As part of the ‘Make It Fair’ campaign, the Daily Star and parent company Reach PLC is pushing for the creative industries to be paid by Big Tech billionaires that use creative content to help train their generative AI models. That means anything from books, music, visual art and news articles are all being mined by AI companies to enhance their AI programmes without permission.
A number of publishers, celebs and artists say this is unfair. Mr Rankin added: “They want to train their AI tools with our stories – for free! We think that’s wrong and that the Government should back us to be paid. If they don’t (they’re currently trying to decide), your Daily Star faces and uncertain future and a world without us would be a much duller place, don’t you think?”

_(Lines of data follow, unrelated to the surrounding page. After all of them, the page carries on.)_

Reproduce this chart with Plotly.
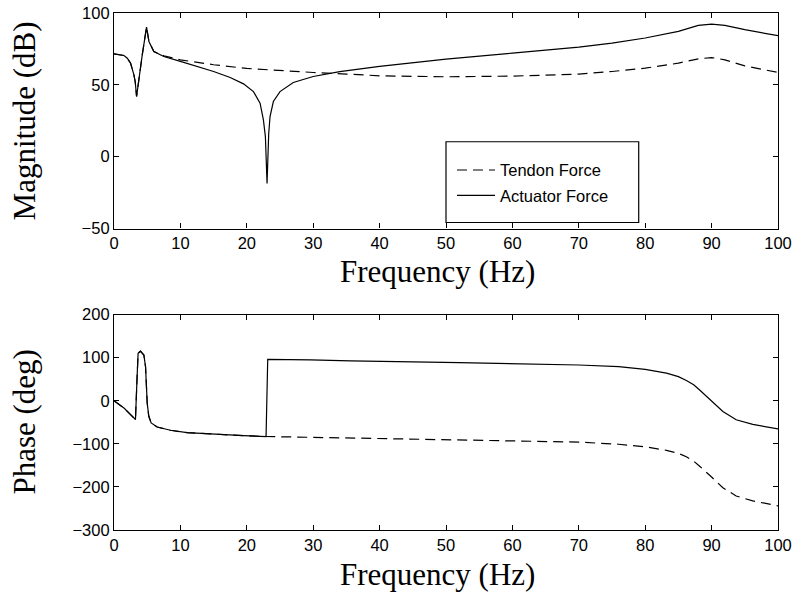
import plotly.graph_objects as go

# ---------------- data ----------------
# Magnitude (dB)
freq_mag_act = [0, 1.5, 2.0, 2.5, 3.0, 3.2, 3.4, 3.76, 4.26, 4.9, 5.26, 6.0, 7.5, 10, 12.5, 15,
                17.5, 19.5, 21, 22, 22.5, 22.8, 23.05, 23.3, 23.5, 24, 25, 27, 30, 34, 40,
                50, 60, 67, 70, 75, 80, 85, 88, 90, 92, 95, 100]
mag_act = [71.6, 70.4, 68.5, 65, 57, 52, 41.9, 55.8, 71, 90.2, 80.2, 73.2, 69.7, 66.3, 62.8, 59.3,
           55.1, 50.7, 45.3, 37.2, 25.6, 14, -18.6, 16, 27.9, 38.4, 45.3, 51.6, 55.8, 59.2, 62.8,
           67.9, 72.1, 75.1, 76.3, 79, 82.6, 87.2, 91.4, 92.3, 91.4, 88.4, 84.2]

freq_mag_ten = [0, 1.5, 2.0, 2.5, 3.0, 3.2, 3.4, 3.76, 4.26, 4.9, 5.26, 6.0, 7.5, 10, 15, 20,
                25, 30, 35, 40, 50, 60, 67, 70, 75, 80, 85, 88, 90, 92, 95, 100]
mag_ten = [71.6, 70.4, 68.5, 65, 57, 52, 41.9, 55.8, 71, 90.2, 80.2, 73.2, 70.2, 67.4, 64, 61.4,
           59.8, 58.6, 57.5, 56.3, 55.6, 56.1, 57, 57.5, 59.3, 61.6, 65.1, 68.1, 69, 67.4, 63.2, 58.6]

# Phase (deg)
freq_ph_act = [0, 1.5, 3.0, 3.23, 3.48, 3.63, 3.98, 4.5, 4.75, 5.0, 5.24, 5.6, 6.5, 8.5, 11, 15,
               19.5, 22.9, 23.15, 29.6, 35.6, 52, 67, 70, 76, 80, 83.2, 85, 86.2, 87.3, 88.2, 89.1,
               90, 91.7, 93.7, 96.2, 100]
ph_act = [0, -17, -40, -44, 56, 110, 115, 106, 79, -5, -36, -51.5, -61, -68.5, -74, -78,
          -81, -83, 96, 94.7, 92.4, 88.5, 84.6, 83, 79, 73, 64, 56, 47, 37, 25, 12,
          -1.5, -25, -44, -55, -65.5]

freq_ph_ten = [0, 1.5, 3.0, 3.23, 3.48, 3.63, 3.98, 4.5, 4.75, 5.0, 5.24, 5.6, 6.5, 8.5, 11, 15,
               19.5, 22.9, 23.6, 35.6, 52, 67, 70, 76, 80, 83.2, 85, 86.2, 87.3, 88.2, 89.1, 90,
               91.7, 93.7, 96.2, 100]
ph_ten = [0, -17, -40, -44, 56, 110, 115, 106, 79, -5, -36, -51.5, -61, -68.5, -74, -78,
          -81, -83, -83.2, -86, -90, -95.5, -96, -101, -107, -115, -122, -130, -140, -152, -164,
          -177, -202, -221, -232.5, -244]

series_names = ["Tendon Force", "Actuator Force"]
x_ticks = [0, 10, 20, 30, 40, 50, 60, 70, 80, 90, 100]
mag_ticks = [-50, 0, 50, 100]
ph_ticks = [-300, -200, -100, 0, 100, 200]

# ---------------- figure ----------------
W, H = 793, 595
ML, MR, MT, MB = 113.5, 14.5, 13.3, 65
pw, ph = W - ML - MR, H - MT - MB

def py(pix):  # pixel row -> paper y
    return (H - MB - pix) / ph

def px(pix):  # pixel col -> paper x
    return (pix - ML) / pw

dash = "10px,6px"
lw = 1.2

fig = go.Figure()
fig.add_trace(go.Scatter(x=freq_mag_ten, y=mag_ten, mode="lines", name=series_names[0],
                         line=dict(color="black", width=lw, dash=dash),
                         legendgroup="a", xaxis="x", yaxis="y"))
fig.add_trace(go.Scatter(x=freq_mag_act, y=mag_act, mode="lines", name=series_names[1],
                         line=dict(color="black", width=lw),
                         legendgroup="b", xaxis="x", yaxis="y"))
fig.add_trace(go.Scatter(x=freq_ph_ten, y=ph_ten, mode="lines", showlegend=False,
                         line=dict(color="black", width=lw, dash=dash),
                         xaxis="x2", yaxis="y2"))
fig.add_trace(go.Scatter(x=freq_ph_act, y=ph_act, mode="lines", showlegend=False,
                         line=dict(color="black", width=lw),
                         xaxis="x2", yaxis="y2"))

tickfont = dict(family="Liberation Sans, Arial, sans-serif", size=16.5, color="black")
ax_common = dict(showline=True, linecolor="black", linewidth=1.2, mirror="ticks",
                 ticks="inside", ticklen=5, tickwidth=1, tickcolor="black",
                 showgrid=False, zeroline=False, tickfont=tickfont, automargin=False)

fig.update_layout(
    width=W, height=H,
    margin=dict(l=ML, r=MR, t=MT, b=MB, pad=0, autoexpand=False),
    paper_bgcolor="white", plot_bgcolor="white",
    xaxis=dict(domain=[0, 1], range=[0, 100], tickvals=x_ticks, anchor="y", **ax_common),
    yaxis=dict(domain=[py(228.7), 1], range=[-50, 100], tickvals=mag_ticks, anchor="x", **ax_common),
    xaxis2=dict(domain=[0, 1], range=[0, 100], tickvals=x_ticks, anchor="y2", **ax_common),
    yaxis2=dict(domain=[0, py(314.7)], range=[-300, 200], tickvals=ph_ticks, anchor="x2", **ax_common),
    showlegend=True,
    legend=dict(x=px(452), y=py(153), xanchor="left", yanchor="top",
                bgcolor="rgba(0,0,0,0)", borderwidth=0, itemwidth=38,
                traceorder="grouped", tracegroupgap=1,
                font=dict(family="Liberation Sans, Arial, sans-serif", size=16.5, color="black")),
    shapes=[dict(type="rect", xref="paper", yref="paper",
                 x0=px(446), x1=px(639), y0=py(222.7), y1=py(142),
                 line=dict(color="black", width=1.2), fillcolor="rgba(0,0,0,0)")],
)

title_font = dict(family="Liberation Serif, Times New Roman, serif", size=31, color="black")
fig.add_annotation(text="Frequency (Hz)", xref="paper", yref="paper", x=px(437), y=py(271.5),
                   xanchor="center", yanchor="middle", showarrow=False, font=title_font)
fig.add_annotation(text="Frequency (Hz)", xref="paper", yref="paper", x=px(437), y=py(574),
                   xanchor="center", yanchor="middle", showarrow=False, font=title_font)
fig.add_annotation(text="Magnitude (dB)", xref="paper", yref="paper", x=px(24), y=py(121),
                   xanchor="center", yanchor="middle", showarrow=False, textangle=-90,
                   font=title_font)
fig.add_annotation(text="Phase (deg)", xref="paper", yref="paper", x=px(24), y=py(422),
                   xanchor="center", yanchor="middle", showarrow=False, textangle=-90,
                   font=title_font)

fig.write_html("out.html")
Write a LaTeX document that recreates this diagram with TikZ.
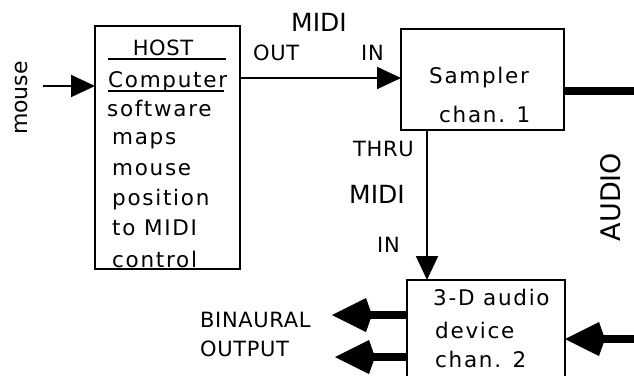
\documentclass[tikz,border=0pt]{standalone}
\usepackage{fontspec}
\setmainfont{DejaVu Sans}
\usetikzlibrary{arrows.meta}
\begin{document}
\begin{tikzpicture}[x=1pt,y=-1pt,
  box/.style={draw, line width=2pt, outer sep=0pt, inner sep=0pt, anchor=north west},
  txt/.style={anchor=base west, inner sep=0pt, font=\fontsize{21.5}{24}\selectfont\addfontfeature{LetterSpace=8}},
  captxt/.style={anchor=base west, inner sep=0pt, font=\fontsize{21}{24}\selectfont\addfontfeature{LetterSpace=3}},
  miditxt/.style={anchor=base west, inner sep=0pt, font=\fontsize{25}{28}\selectfont},
  thinarrow/.style={line width=2pt, -{Triangle[length=24pt,width=22pt]}},
  thickarrow/.style={line width=8pt, -{Kite[length=40pt,width=34pt,inset=6pt]}},
  thickline/.style={line width=8pt}
]
\useasboundingbox (0,0) rectangle (634,375);
\clip (0,0) rectangle (634,375);
% boxes
\node[box, minimum width=145pt, minimum height=243pt] (host) at (95,26) {};
\node[box, minimum width=163pt, minimum height=101pt] (sampler) at (401,29) {};
\node[box, minimum width=158pt, minimum height=120pt] (dev) at (407,280) {};
% host text
\node[captxt, anchor=base] (t1) at (163,55) {HOST};
\draw[line width=1.5pt] (108,59) -- (226,59);
\node[txt] (t2) at (108,87) {Computer};
\draw[line width=1.5pt] (108,91) -- (224,91);
\node[txt] (t3) at (107,116) {software};
\node[txt] (t4) at (112,144) {maps};
\node[txt] (t5) at (112,175) {mouse};
\node[txt] (t6) at (112,205) {position};
\node[txt] (t7) at (112,235) {to MIDI};
\node[txt] (t8) at (112,267) {control};
% sampler text
\node[txt] (s1) at (429,83) {Sampler};
\node[txt] (s2) at (439,122) {chan. 1};
% device text
\node[txt] (d1) at (433,305) {3-D audio};
\node[txt] (d2) at (435,338) {device};
\node[txt] (d3) at (435,367) {chan. 2};
% labels
\node[inner sep=0pt, font=\fontsize{22}{24}\selectfont, rotate=90, anchor=center] (mouse) at (21,98) {mouse};
\node[inner sep=0pt, font=\fontsize{27}{30}\selectfont, rotate=90, anchor=center] (audio) at (611,197) {AUDIO};
\node[miditxt] (midi1) at (291,31) {MIDI};
\node[captxt] (out) at (253,60) {OUT};
\node[captxt] (in1) at (361,60) {IN};
\node[captxt] (thru) at (353,156) {THRU};
\node[miditxt] (midi2) at (349,203) {MIDI};
\node[captxt] (in2) at (377,252) {IN};
\node[captxt] (bin) at (200,327) {BINAURAL};
\node[captxt] (outp) at (200,356) {OUTPUT};
% connectors
\coordinate (m0) at (43,86);
\draw[thinarrow] (m0) -- (m0 -| host.west);
\coordinate (midiy) at (0,78);
\draw[thinarrow] (host.east |- midiy) -- (sampler.west |- midiy);
\coordinate (thrux) at (427,0);
\draw[thinarrow] (sampler.south -| thrux) -- (dev.north -| thrux);
\coordinate (aud1) at (640,91);
\draw[thickline] (sampler.east |- aud1) -- (aud1);
\coordinate (aud2) at (640,339);
\draw[thickarrow] (aud2) -- (dev.east |- aud2);
\coordinate (b1) at (332,315);
\coordinate (b2) at (335,357);
\draw[thickarrow] (dev.west |- b1) -- (b1);
\draw[thickarrow] (dev.west |- b2) -- (b2);
\end{tikzpicture}
\end{document}
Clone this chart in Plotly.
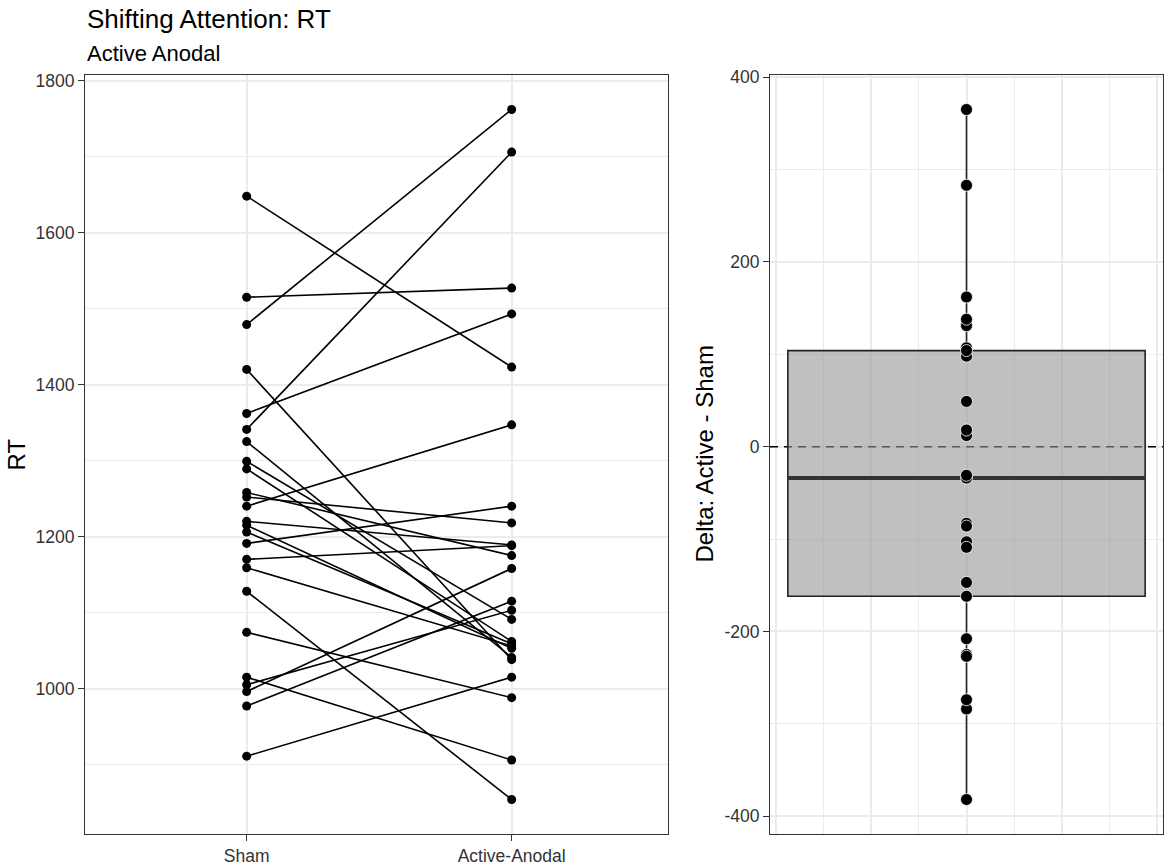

The row has emerged over proposed changes to Britain’s 300-year-old copyright laws and reports that the Government hopes to align itself with Donald Trump’s administration on the issue of AI.
The Sunday Times has also said that the UK’s new top dog in Washington, Lord Peter Mandelson, is planning to offer up the UK as the main hub for AI investment from the US.
In January, the Government launched a consultation – due to end on Tuesday – proposing that AI firms can use copyrighted works to train their AI software without requiring the permission of the owner, unless they decide to opt out.
Critics of the idea suggest it is not possible for a creative to notify potentially hundreds of companies of their decision to opt out.
The Star isn’t the only one to rail against the proposals. Top British creative treasures like Kate Bush, Stephen Fry, Dua Lipa and Sir Paul McCartney said in a letter to The Times that any such change to copyright laws would “represent a wholesale giveaway of rights and income from the UK’s creative sectors to Big Tech”.
But a spokesperson for Sir Keir Starmer said that the Government wants to “strike a balance between a system that protects rights holders and their interests, but also allows AI innovators to invest into the UK and ensure that they’ve got appropriate access to data that supports investment into the sector.”
Find out more about the Make It Fair campaign here.
They also said: “The point of the consultation is to engage and to receive views, and we’ll obviously update at the other end of that.”
Earlier in February, culture minister Sir Chris Bryant said the Government will respond to the consultation “as soon as we can” and legislation is expected to implement “whatever we choose to do in the end” as they seek a “win-win” arrangement.
The celeb-signed letter to The Times also backed amendments approved by peers in January. These amendments are part of the Data (Use and Access) Bill, which is otherwise not about the issue of AI.
The measures would explicitly subject AI companies to UK copyright law, regardless of where they are based, reveal the names and owners of web crawlers that currently operate anonymously and allow copyright owners to know when, where and how their work is used.
Crossbench peer Baroness Kidron is leading the campaign on that. She says the amendments will be reintroduced again in the Lords if they are removed in the Commons.
Lady Kidron said the Government’s stated preferred option of an “opt-out” system would simply “give away other people’s living and their VAT contribution to the Treasury and with it the jobs, joy and soft power of our creative industries that our country relies on globally”.